(Extracted entries)

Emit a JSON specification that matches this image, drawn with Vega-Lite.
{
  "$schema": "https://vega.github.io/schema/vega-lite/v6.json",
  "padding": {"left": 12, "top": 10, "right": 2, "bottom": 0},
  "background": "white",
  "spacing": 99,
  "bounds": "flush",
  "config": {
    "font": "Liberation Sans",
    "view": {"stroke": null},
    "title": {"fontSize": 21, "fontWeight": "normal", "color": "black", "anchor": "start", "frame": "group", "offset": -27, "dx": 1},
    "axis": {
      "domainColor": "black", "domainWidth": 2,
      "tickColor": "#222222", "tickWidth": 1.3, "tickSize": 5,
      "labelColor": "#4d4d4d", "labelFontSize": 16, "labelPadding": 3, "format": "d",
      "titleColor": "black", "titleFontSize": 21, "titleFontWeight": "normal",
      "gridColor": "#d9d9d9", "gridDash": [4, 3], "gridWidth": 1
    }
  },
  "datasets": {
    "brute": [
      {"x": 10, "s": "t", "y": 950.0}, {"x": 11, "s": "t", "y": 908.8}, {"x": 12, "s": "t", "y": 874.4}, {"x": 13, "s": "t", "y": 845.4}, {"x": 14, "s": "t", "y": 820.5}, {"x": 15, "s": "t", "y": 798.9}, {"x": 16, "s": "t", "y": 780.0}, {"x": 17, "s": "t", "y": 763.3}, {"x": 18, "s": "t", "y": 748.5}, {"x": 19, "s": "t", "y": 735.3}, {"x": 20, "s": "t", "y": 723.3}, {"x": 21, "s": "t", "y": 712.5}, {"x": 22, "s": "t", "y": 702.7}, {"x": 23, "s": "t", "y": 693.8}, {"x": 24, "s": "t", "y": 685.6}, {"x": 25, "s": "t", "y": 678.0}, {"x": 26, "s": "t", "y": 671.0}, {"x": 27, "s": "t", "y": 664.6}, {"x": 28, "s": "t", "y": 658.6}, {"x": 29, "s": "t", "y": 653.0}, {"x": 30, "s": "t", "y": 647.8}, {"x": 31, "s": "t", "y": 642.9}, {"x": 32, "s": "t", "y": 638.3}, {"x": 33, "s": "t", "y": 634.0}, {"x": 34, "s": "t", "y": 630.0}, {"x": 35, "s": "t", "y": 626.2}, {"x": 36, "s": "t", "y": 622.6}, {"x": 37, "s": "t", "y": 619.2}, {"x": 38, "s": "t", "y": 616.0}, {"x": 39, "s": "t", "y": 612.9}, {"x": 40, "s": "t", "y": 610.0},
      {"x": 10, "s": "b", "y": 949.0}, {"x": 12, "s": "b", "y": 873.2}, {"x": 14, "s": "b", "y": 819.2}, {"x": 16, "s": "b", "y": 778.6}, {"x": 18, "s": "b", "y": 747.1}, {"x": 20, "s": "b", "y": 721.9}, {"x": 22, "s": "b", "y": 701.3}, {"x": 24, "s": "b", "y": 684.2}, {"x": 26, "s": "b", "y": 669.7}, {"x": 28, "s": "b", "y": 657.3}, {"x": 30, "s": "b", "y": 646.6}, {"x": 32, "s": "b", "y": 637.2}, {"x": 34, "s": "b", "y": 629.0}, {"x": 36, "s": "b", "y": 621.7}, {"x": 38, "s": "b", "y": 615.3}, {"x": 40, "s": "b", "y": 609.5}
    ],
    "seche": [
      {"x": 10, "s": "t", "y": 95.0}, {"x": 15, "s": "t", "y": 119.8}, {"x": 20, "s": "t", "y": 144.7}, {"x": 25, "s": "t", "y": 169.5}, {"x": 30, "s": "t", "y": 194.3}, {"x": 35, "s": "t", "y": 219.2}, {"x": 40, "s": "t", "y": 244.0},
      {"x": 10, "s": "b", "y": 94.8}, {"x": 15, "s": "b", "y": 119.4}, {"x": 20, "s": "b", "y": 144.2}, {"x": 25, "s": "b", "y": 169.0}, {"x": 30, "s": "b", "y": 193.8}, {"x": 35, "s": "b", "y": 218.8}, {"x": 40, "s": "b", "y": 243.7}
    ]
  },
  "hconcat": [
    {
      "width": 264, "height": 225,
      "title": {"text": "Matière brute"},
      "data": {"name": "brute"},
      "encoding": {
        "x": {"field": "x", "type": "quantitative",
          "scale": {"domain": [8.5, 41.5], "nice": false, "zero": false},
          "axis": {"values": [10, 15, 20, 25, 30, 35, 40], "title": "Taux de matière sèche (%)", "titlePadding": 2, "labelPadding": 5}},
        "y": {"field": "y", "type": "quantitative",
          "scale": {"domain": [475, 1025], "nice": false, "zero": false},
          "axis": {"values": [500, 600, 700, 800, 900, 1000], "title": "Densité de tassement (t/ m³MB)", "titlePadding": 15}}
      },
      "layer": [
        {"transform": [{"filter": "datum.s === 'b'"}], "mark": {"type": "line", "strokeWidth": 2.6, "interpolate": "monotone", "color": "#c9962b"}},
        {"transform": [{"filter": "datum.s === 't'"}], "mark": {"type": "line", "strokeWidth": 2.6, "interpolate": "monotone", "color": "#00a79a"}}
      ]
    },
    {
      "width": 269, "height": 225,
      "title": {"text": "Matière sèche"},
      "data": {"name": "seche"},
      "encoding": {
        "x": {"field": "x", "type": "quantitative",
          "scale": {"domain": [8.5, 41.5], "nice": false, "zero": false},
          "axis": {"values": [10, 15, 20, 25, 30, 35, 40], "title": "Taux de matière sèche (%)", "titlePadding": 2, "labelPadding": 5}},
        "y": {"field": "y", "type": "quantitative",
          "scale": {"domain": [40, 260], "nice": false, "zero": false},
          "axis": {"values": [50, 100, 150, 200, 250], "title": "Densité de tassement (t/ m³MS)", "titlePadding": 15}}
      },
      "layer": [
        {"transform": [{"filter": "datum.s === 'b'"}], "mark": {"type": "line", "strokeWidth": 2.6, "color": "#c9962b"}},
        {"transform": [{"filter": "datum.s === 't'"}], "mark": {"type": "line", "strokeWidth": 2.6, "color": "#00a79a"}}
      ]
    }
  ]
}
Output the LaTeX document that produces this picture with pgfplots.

(Your objective)
What is needed here is an exact reproduction of all the entries.

(Output below)
Emit a JSON specification that matches this image, drawn with Vega-Lite.
{
  "$schema": "https://vega.github.io/schema/vega-lite/v6.json",
  "padding": {"left": 12, "top": 10, "right": 2, "bottom": 0},
  "background": "white",
  "spacing": 99,
  "bounds": "flush",
  "config": {
    "font": "Liberation Sans",
    "view": {"stroke": null},
    "title": {"fontSize": 21, "fontWeight": "normal", "color": "black", "anchor": "start", "frame": "group", "offset": -27, "dx": 1},
    "axis": {
      "domainColor": "black", "domainWidth": 2,
      "tickColor": "#222222", "tickWidth": 1.3, "tickSize": 5,
      "labelColor": "#4d4d4d", "labelFontSize": 16, "labelPadding": 3, "format": "d",
      "titleColor": "black", "titleFontSize": 21, "titleFontWeight": "normal",
      "gridColor": "#d9d9d9", "gridDash": [4, 3], "gridWidth": 1
    }
  },
  "datasets": {
    "brute": [
      {"x": 10, "s": "t", "y": 950.0}, {"x": 11, "s": "t", "y": 908.8}, {"x": 12, "s": "t", "y": 874.4}, {"x": 13, "s": "t", "y": 845.4}, {"x": 14, "s": "t", "y": 820.5}, {"x": 15, "s": "t", "y": 798.9}, {"x": 16, "s": "t", "y": 780.0}, {"x": 17, "s": "t", "y": 763.3}, {"x": 18, "s": "t", "y": 748.5}, {"x": 19, "s": "t", "y": 735.3}, {"x": 20, "s": "t", "y": 723.3}, {"x": 21, "s": "t", "y": 712.5}, {"x": 22, "s": "t", "y": 702.7}, {"x": 23, "s": "t", "y": 693.8}, {"x": 24, "s": "t", "y": 685.6}, {"x": 25, "s": "t", "y": 678.0}, {"x": 26, "s": "t", "y": 671.0}, {"x": 27, "s": "t", "y": 664.6}, {"x": 28, "s": "t", "y": 658.6}, {"x": 29, "s": "t", "y": 653.0}, {"x": 30, "s": "t", "y": 647.8}, {"x": 31, "s": "t", "y": 642.9}, {"x": 32, "s": "t", "y": 638.3}, {"x": 33, "s": "t", "y": 634.0}, {"x": 34, "s": "t", "y": 630.0}, {"x": 35, "s": "t", "y": 626.2}, {"x": 36, "s": "t", "y": 622.6}, {"x": 37, "s": "t", "y": 619.2}, {"x": 38, "s": "t", "y": 616.0}, {"x": 39, "s": "t", "y": 612.9}, {"x": 40, "s": "t", "y": 610.0},
      {"x": 10, "s": "b", "y": 949.0}, {"x": 12, "s": "b", "y": 873.2}, {"x": 14, "s": "b", "y": 819.2}, {"x": 16, "s": "b", "y": 778.6}, {"x": 18, "s": "b", "y": 747.1}, {"x": 20, "s": "b", "y": 721.9}, {"x": 22, "s": "b", "y": 701.3}, {"x": 24, "s": "b", "y": 684.2}, {"x": 26, "s": "b", "y": 669.7}, {"x": 28, "s": "b", "y": 657.3}, {"x": 30, "s": "b", "y": 646.6}, {"x": 32, "s": "b", "y": 637.2}, {"x": 34, "s": "b", "y": 629.0}, {"x": 36, "s": "b", "y": 621.7}, {"x": 38, "s": "b", "y": 615.3}, {"x": 40, "s": "b", "y": 609.5}
    ],
    "seche": [
      {"x": 10, "s": "t", "y": 95.0}, {"x": 15, "s": "t", "y": 119.8}, {"x": 20, "s": "t", "y": 144.7}, {"x": 25, "s": "t", "y": 169.5}, {"x": 30, "s": "t", "y": 194.3}, {"x": 35, "s": "t", "y": 219.2}, {"x": 40, "s": "t", "y": 244.0},
      {"x": 10, "s": "b", "y": 94.8}, {"x": 15, "s": "b", "y": 119.4}, {"x": 20, "s": "b", "y": 144.2}, {"x": 25, "s": "b", "y": 169.0}, {"x": 30, "s": "b", "y": 193.8}, {"x": 35, "s": "b", "y": 218.8}, {"x": 40, "s": "b", "y": 243.7}
    ]
  },
  "hconcat": [
    {
      "width": 264, "height": 225,
      "title": {"text": "Matière brute"},
      "data": {"name": "brute"},
      "encoding": {
        "x": {"field": "x", "type": "quantitative",
          "scale": {"domain": [8.5, 41.5], "nice": false, "zero": false},
          "axis": {"values": [10, 15, 20, 25, 30, 35, 40], "title": "Taux de matière sèche (%)", "titlePadding": 2, "labelPadding": 5}},
        "y": {"field": "y", "type": "quantitative",
          "scale": {"domain": [475, 1025], "nice": false, "zero": false},
          "axis": {"values": [500, 600, 700, 800, 900, 1000], "title": "Densité de tassement (t/ m³MB)", "titlePadding": 15}}
      },
      "layer": [
        {"transform": [{"filter": "datum.s === 'b'"}], "mark": {"type": "line", "strokeWidth": 2.6, "interpolate": "monotone", "color": "#c9962b"}},
        {"transform": [{"filter": "datum.s === 't'"}], "mark": {"type": "line", "strokeWidth": 2.6, "interpolate": "monotone", "color": "#00a79a"}}
      ]
    },
    {
      "width": 269, "height": 225,
      "title": {"text": "Matière sèche"},
      "data": {"name": "seche"},
      "encoding": {
        "x": {"field": "x", "type": "quantitative",
          "scale": {"domain": [8.5, 41.5], "nice": false, "zero": false},
          "axis": {"values": [10, 15, 20, 25, 30, 35, 40], "title": "Taux de matière sèche (%)", "titlePadding": 2, "labelPadding": 5}},
        "y": {"field": "y", "type": "quantitative",
          "scale": {"domain": [40, 260], "nice": false, "zero": false},
          "axis": {"values": [50, 100, 150, 200, 250], "title": "Densité de tassement (t/ m³MS)", "titlePadding": 15}}
      },
      "layer": [
        {"transform": [{"filter": "datum.s === 'b'"}], "mark": {"type": "line", "strokeWidth": 2.6, "color": "#c9962b"}},
        {"transform": [{"filter": "datum.s === 't'"}], "mark": {"type": "line", "strokeWidth": 2.6, "color": "#00a79a"}}
      ]
    }
  ]
}
Output the LaTeX document that produces this picture with pgfplots.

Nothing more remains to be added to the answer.